→ **Exercise prompt**: Every line of the listing must be reproduced as it stands. Leave the images behind.

→ **Input rows**:
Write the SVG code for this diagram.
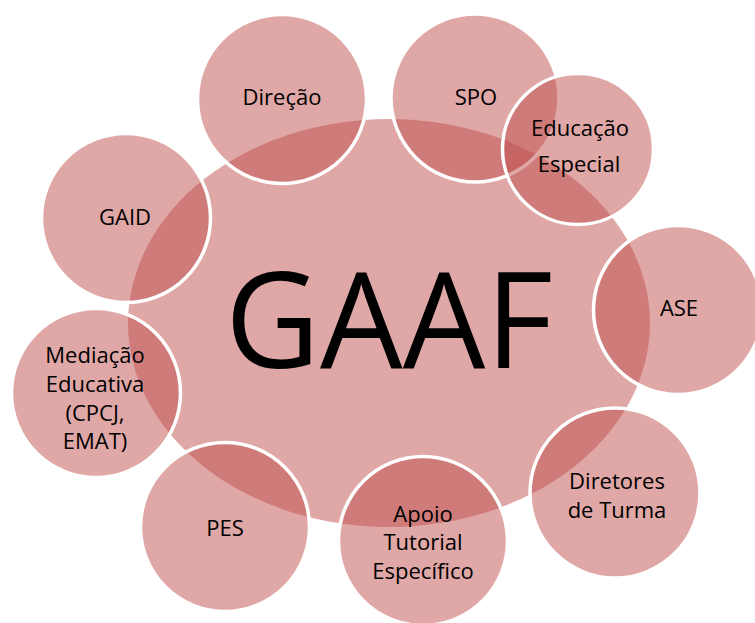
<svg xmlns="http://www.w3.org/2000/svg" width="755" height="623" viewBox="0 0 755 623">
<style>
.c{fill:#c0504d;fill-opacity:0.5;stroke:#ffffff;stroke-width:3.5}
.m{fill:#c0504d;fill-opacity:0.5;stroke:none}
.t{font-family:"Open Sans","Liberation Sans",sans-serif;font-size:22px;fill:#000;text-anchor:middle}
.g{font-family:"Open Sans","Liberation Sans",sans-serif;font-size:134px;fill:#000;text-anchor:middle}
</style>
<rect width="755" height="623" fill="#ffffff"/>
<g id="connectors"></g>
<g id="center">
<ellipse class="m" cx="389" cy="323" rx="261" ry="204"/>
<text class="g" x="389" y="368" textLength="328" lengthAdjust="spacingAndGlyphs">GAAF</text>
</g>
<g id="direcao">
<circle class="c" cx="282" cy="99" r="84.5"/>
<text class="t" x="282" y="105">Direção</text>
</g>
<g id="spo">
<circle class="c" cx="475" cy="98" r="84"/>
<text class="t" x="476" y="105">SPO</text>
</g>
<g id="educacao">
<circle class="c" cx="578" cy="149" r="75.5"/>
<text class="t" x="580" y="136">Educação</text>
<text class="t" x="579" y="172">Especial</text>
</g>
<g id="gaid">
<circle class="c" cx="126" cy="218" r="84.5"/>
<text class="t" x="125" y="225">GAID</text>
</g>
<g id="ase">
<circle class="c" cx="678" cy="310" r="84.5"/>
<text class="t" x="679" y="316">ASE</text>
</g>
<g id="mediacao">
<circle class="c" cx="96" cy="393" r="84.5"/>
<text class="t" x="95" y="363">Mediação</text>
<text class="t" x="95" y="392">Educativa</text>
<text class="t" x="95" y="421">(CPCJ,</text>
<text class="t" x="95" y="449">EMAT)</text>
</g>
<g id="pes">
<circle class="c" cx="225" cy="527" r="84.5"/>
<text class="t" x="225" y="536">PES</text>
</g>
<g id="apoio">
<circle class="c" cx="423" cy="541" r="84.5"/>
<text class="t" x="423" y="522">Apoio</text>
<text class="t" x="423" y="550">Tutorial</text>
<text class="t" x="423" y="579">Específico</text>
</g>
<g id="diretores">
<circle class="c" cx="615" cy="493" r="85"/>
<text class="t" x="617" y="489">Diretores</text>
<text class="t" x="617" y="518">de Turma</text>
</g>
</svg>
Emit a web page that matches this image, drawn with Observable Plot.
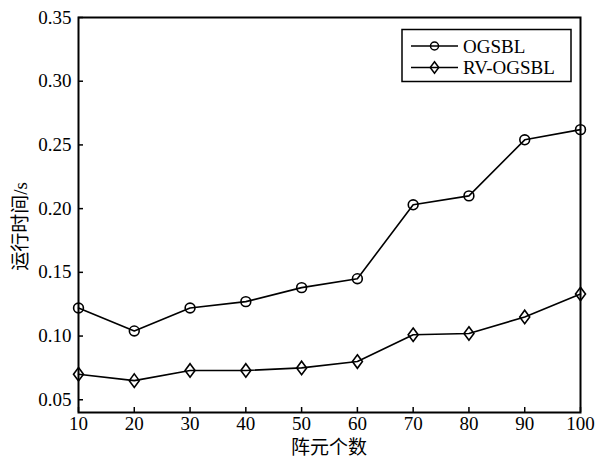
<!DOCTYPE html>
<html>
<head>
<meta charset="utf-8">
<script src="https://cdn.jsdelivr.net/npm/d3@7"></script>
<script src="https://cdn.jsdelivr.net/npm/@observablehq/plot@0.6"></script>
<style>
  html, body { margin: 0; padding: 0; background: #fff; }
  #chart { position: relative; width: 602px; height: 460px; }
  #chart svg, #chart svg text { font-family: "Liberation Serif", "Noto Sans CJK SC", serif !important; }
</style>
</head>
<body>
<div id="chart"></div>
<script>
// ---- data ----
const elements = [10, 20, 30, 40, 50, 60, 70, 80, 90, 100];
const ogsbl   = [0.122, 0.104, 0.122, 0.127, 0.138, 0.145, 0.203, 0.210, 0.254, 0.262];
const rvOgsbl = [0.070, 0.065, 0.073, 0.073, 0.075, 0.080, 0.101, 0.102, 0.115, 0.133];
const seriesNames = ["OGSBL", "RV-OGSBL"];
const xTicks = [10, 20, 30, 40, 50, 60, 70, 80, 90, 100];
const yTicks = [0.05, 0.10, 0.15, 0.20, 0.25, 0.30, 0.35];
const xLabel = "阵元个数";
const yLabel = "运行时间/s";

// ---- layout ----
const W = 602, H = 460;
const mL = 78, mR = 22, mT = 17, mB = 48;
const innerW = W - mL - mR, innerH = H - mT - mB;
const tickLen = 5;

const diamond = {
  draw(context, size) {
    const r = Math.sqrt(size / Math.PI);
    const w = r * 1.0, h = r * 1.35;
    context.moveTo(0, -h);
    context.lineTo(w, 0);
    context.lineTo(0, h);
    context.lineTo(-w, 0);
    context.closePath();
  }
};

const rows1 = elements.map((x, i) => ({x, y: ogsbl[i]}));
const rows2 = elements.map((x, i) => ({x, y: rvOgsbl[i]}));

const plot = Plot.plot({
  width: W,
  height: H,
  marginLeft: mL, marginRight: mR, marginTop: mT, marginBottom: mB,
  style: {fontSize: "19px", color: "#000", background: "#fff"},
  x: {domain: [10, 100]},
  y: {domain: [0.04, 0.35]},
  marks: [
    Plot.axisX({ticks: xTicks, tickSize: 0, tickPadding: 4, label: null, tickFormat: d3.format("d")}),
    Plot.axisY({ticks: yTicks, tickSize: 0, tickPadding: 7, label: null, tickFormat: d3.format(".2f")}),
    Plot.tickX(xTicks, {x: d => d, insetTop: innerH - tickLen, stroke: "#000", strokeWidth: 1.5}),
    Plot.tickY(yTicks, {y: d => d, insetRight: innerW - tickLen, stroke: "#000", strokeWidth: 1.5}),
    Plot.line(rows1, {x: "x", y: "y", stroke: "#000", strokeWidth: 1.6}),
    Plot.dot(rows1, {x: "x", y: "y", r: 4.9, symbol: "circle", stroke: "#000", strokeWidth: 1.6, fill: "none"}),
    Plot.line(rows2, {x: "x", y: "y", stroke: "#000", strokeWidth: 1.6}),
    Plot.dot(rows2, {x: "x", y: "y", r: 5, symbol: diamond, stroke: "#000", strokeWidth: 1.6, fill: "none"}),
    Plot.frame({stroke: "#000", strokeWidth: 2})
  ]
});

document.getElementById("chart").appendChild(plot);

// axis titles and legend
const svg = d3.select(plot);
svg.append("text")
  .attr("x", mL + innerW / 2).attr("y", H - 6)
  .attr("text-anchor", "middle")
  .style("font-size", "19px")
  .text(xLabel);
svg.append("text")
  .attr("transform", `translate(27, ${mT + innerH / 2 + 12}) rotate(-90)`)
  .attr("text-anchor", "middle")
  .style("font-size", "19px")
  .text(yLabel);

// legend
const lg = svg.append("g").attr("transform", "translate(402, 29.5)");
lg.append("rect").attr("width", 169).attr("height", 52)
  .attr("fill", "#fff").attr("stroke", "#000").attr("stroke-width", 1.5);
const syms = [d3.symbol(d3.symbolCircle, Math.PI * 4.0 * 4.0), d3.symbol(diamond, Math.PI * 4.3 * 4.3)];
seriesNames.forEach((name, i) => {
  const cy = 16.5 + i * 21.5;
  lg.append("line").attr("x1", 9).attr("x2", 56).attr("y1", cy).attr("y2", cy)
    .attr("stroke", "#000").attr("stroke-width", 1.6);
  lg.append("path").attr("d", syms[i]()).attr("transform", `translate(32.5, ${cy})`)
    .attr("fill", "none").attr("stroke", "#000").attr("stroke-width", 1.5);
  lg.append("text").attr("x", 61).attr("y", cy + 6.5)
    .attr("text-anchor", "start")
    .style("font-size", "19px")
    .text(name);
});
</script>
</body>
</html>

→ **Answer below**:
Write the SVG code for this diagram.
<svg xmlns="http://www.w3.org/2000/svg" width="755" height="623" viewBox="0 0 755 623">
<style>
.c{fill:#c0504d;fill-opacity:0.5;stroke:#ffffff;stroke-width:3.5}
.m{fill:#c0504d;fill-opacity:0.5;stroke:none}
.t{font-family:"Open Sans","Liberation Sans",sans-serif;font-size:22px;fill:#000;text-anchor:middle}
.g{font-family:"Open Sans","Liberation Sans",sans-serif;font-size:134px;fill:#000;text-anchor:middle}
</style>
<rect width="755" height="623" fill="#ffffff"/>
<g id="connectors"></g>
<g id="center">
<ellipse class="m" cx="389" cy="323" rx="261" ry="204"/>
<text class="g" x="389" y="368" textLength="328" lengthAdjust="spacingAndGlyphs">GAAF</text>
</g>
<g id="direcao">
<circle class="c" cx="282" cy="99" r="84.5"/>
<text class="t" x="282" y="105">Direção</text>
</g>
<g id="spo">
<circle class="c" cx="475" cy="98" r="84"/>
<text class="t" x="476" y="105">SPO</text>
</g>
<g id="educacao">
<circle class="c" cx="578" cy="149" r="75.5"/>
<text class="t" x="580" y="136">Educação</text>
<text class="t" x="579" y="172">Especial</text>
</g>
<g id="gaid">
<circle class="c" cx="126" cy="218" r="84.5"/>
<text class="t" x="125" y="225">GAID</text>
</g>
<g id="ase">
<circle class="c" cx="678" cy="310" r="84.5"/>
<text class="t" x="679" y="316">ASE</text>
</g>
<g id="mediacao">
<circle class="c" cx="96" cy="393" r="84.5"/>
<text class="t" x="95" y="363">Mediação</text>
<text class="t" x="95" y="392">Educativa</text>
<text class="t" x="95" y="421">(CPCJ,</text>
<text class="t" x="95" y="449">EMAT)</text>
</g>
<g id="pes">
<circle class="c" cx="225" cy="527" r="84.5"/>
<text class="t" x="225" y="536">PES</text>
</g>
<g id="apoio">
<circle class="c" cx="423" cy="541" r="84.5"/>
<text class="t" x="423" y="522">Apoio</text>
<text class="t" x="423" y="550">Tutorial</text>
<text class="t" x="423" y="579">Específico</text>
</g>
<g id="diretores">
<circle class="c" cx="615" cy="493" r="85"/>
<text class="t" x="617" y="489">Diretores</text>
<text class="t" x="617" y="518">de Turma</text>
</g>
</svg>
Emit a web page that matches this image, drawn with Observable Plot.
<!DOCTYPE html>
<html>
<head>
<meta charset="utf-8">
<script src="https://cdn.jsdelivr.net/npm/d3@7"></script>
<script src="https://cdn.jsdelivr.net/npm/@observablehq/plot@0.6"></script>
<style>
  html, body { margin: 0; padding: 0; background: #fff; }
  #chart { position: relative; width: 602px; height: 460px; }
  #chart svg, #chart svg text { font-family: "Liberation Serif", "Noto Sans CJK SC", serif !important; }
</style>
</head>
<body>
<div id="chart"></div>
<script>
// ---- data ----
const elements = [10, 20, 30, 40, 50, 60, 70, 80, 90, 100];
const ogsbl   = [0.122, 0.104, 0.122, 0.127, 0.138, 0.145, 0.203, 0.210, 0.254, 0.262];
const rvOgsbl = [0.070, 0.065, 0.073, 0.073, 0.075, 0.080, 0.101, 0.102, 0.115, 0.133];
const seriesNames = ["OGSBL", "RV-OGSBL"];
const xTicks = [10, 20, 30, 40, 50, 60, 70, 80, 90, 100];
const yTicks = [0.05, 0.10, 0.15, 0.20, 0.25, 0.30, 0.35];
const xLabel = "阵元个数";
const yLabel = "运行时间/s";

// ---- layout ----
const W = 602, H = 460;
const mL = 78, mR = 22, mT = 17, mB = 48;
const innerW = W - mL - mR, innerH = H - mT - mB;
const tickLen = 5;

const diamond = {
  draw(context, size) {
    const r = Math.sqrt(size / Math.PI);
    const w = r * 1.0, h = r * 1.35;
    context.moveTo(0, -h);
    context.lineTo(w, 0);
    context.lineTo(0, h);
    context.lineTo(-w, 0);
    context.closePath();
  }
};

const rows1 = elements.map((x, i) => ({x, y: ogsbl[i]}));
const rows2 = elements.map((x, i) => ({x, y: rvOgsbl[i]}));

const plot = Plot.plot({
  width: W,
  height: H,
  marginLeft: mL, marginRight: mR, marginTop: mT, marginBottom: mB,
  style: {fontSize: "19px", color: "#000", background: "#fff"},
  x: {domain: [10, 100]},
  y: {domain: [0.04, 0.35]},
  marks: [
    Plot.axisX({ticks: xTicks, tickSize: 0, tickPadding: 4, label: null, tickFormat: d3.format("d")}),
    Plot.axisY({ticks: yTicks, tickSize: 0, tickPadding: 7, label: null, tickFormat: d3.format(".2f")}),
    Plot.tickX(xTicks, {x: d => d, insetTop: innerH - tickLen, stroke: "#000", strokeWidth: 1.5}),
    Plot.tickY(yTicks, {y: d => d, insetRight: innerW - tickLen, stroke: "#000", strokeWidth: 1.5}),
    Plot.line(rows1, {x: "x", y: "y", stroke: "#000", strokeWidth: 1.6}),
    Plot.dot(rows1, {x: "x", y: "y", r: 4.9, symbol: "circle", stroke: "#000", strokeWidth: 1.6, fill: "none"}),
    Plot.line(rows2, {x: "x", y: "y", stroke: "#000", strokeWidth: 1.6}),
    Plot.dot(rows2, {x: "x", y: "y", r: 5, symbol: diamond, stroke: "#000", strokeWidth: 1.6, fill: "none"}),
    Plot.frame({stroke: "#000", strokeWidth: 2})
  ]
});

document.getElementById("chart").appendChild(plot);

// axis titles and legend
const svg = d3.select(plot);
svg.append("text")
  .attr("x", mL + innerW / 2).attr("y", H - 6)
  .attr("text-anchor", "middle")
  .style("font-size", "19px")
  .text(xLabel);
svg.append("text")
  .attr("transform", `translate(27, ${mT + innerH / 2 + 12}) rotate(-90)`)
  .attr("text-anchor", "middle")
  .style("font-size", "19px")
  .text(yLabel);

// legend
const lg = svg.append("g").attr("transform", "translate(402, 29.5)");
lg.append("rect").attr("width", 169).attr("height", 52)
  .attr("fill", "#fff").attr("stroke", "#000").attr("stroke-width", 1.5);
const syms = [d3.symbol(d3.symbolCircle, Math.PI * 4.0 * 4.0), d3.symbol(diamond, Math.PI * 4.3 * 4.3)];
seriesNames.forEach((name, i) => {
  const cy = 16.5 + i * 21.5;
  lg.append("line").attr("x1", 9).attr("x2", 56).attr("y1", cy).attr("y2", cy)
    .attr("stroke", "#000").attr("stroke-width", 1.6);
  lg.append("path").attr("d", syms[i]()).attr("transform", `translate(32.5, ${cy})`)
    .attr("fill", "none").attr("stroke", "#000").attr("stroke-width", 1.5);
  lg.append("text").attr("x", 61).attr("y", cy + 6.5)
    .attr("text-anchor", "start")
    .style("font-size", "19px")
    .text(name);
});
</script>
</body>
</html>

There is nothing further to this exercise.